Teaching in Middle School part 2


I asked my friend, Puleng to share her experience teaching in South Korea so far. You could say it’s too early in the day to ask perspectives, but I think when you get used to something i.e. teaching for a while, your comparisons clouds over a little or changes. So while we’re still in the stages where those comparisons can be made, I present to you part two of the series ‘Teaching in Middle School’ from Puleng’s perspective.

Puleng’s Perspective 


“Congratulations! You’ve been placed in a middle school!” So really, what were your first thoughts when you saw that placement certificate at the EPIK orientation?

They say that you should “expect the unexpected” when it comes to such things, especially if it is a new experience. What threw me off when I received the placement was that during the orientation, they covered all of us in one blanket- being elementary school. Talk about being caught off guard.

Nonetheless, my first thoughts were “OH NO” ,how will I interact or deal with the school work when all I had in my mind, and from the information we received during orientation, was elementary school? So there I was panicking for a moment, trying to un-condition myself out of the elementary school information we had received, thinking that the kids might be a tad bit unruly, not be small enough to enjoy games, animation and singing along to songs. I was ready to take on the challenge though because the GET I replaced had contacted me before EPIK told me where I will be going even though she did not divulge much.

In spite of that, I convinced myself that middle school children surely know English by now, they should be able to have a small conversation with me and I will just be taking the back seat during lessons, they have gone through the foundation phases and have been exposed to the language and a GET. Therefore, my thoughts were that I will be smooth-sailing through all of this. That was when I started to realize that I sold myself some dreams. Little did I know…

I have learned my lesson; that do not assume people know what you think they should know. Test the waters first and find what works. That the easiest concept to you might make zero sense to the next person, trust me. Why is English so much fun? “All the faith he had had had had no effect on the outcome of his life”- because that sentence makes perfect sense right?

Q: If you can compare your current teaching life to your previous teaching life back home (or in another country), how does it differ/resemble what you’re experiencing now?

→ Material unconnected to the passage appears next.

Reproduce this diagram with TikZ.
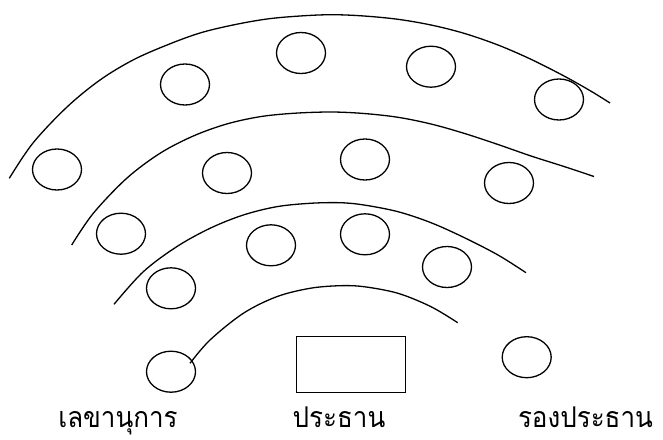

 A: Having a vast difference of teaching in two different countries is something inevitable. With the most challenging thing being the language, Korean is a language I had never had heard prior to coming to Korea so that on its own limits how much I can say to the students with them actually  comprehending it. The advantage of having students who speak one language is that the translation process from the co-teacher is quick and smooth; no misunderstandings whatsoever. Secondly, the children here come from a homogeneous culture- which I personally feel is easier to deal with and discipline, whereas in South Africa it is numerous cultures in one classroom so it is challenging on so many levels. In addition, even if the students misbehave, it’s nothing traumatizing or as uncouth as compared to the students I have taught back home (maybe it’s still early days but I can only hope that this is what it is).

As it’s a developed country, there is definitely a handful of resources within the teachers’ and students’ reach- elementary and middle schooling is free so it is impressive that the standard of resources and education remains high, whereas in a developing country like SA, quality resources in education are scarce and are for the wealthy and privileged- which happens to be the minority, unfortunately. I was so overwhelmed at how everything is conducive for learning and teaching.

Being a GET is not as intense as being a “normal teacher”, so that does relieve the pressure a bit. The expectations for a GET aren’t a matter of life and death as they are for the regular teacher.

Lastly, the school hours and calendar days are really lengthy; school starts late and ends later than it does back home.

Teaching in different countries and environments is an experience that is truly worth the trouble and rigorous administration. Currently, it has not been a breeze on the daily but it has definitely been worthwhile. As much as some children will really test your character and become out of hand, the cooperative and eager ones outnumber them by far.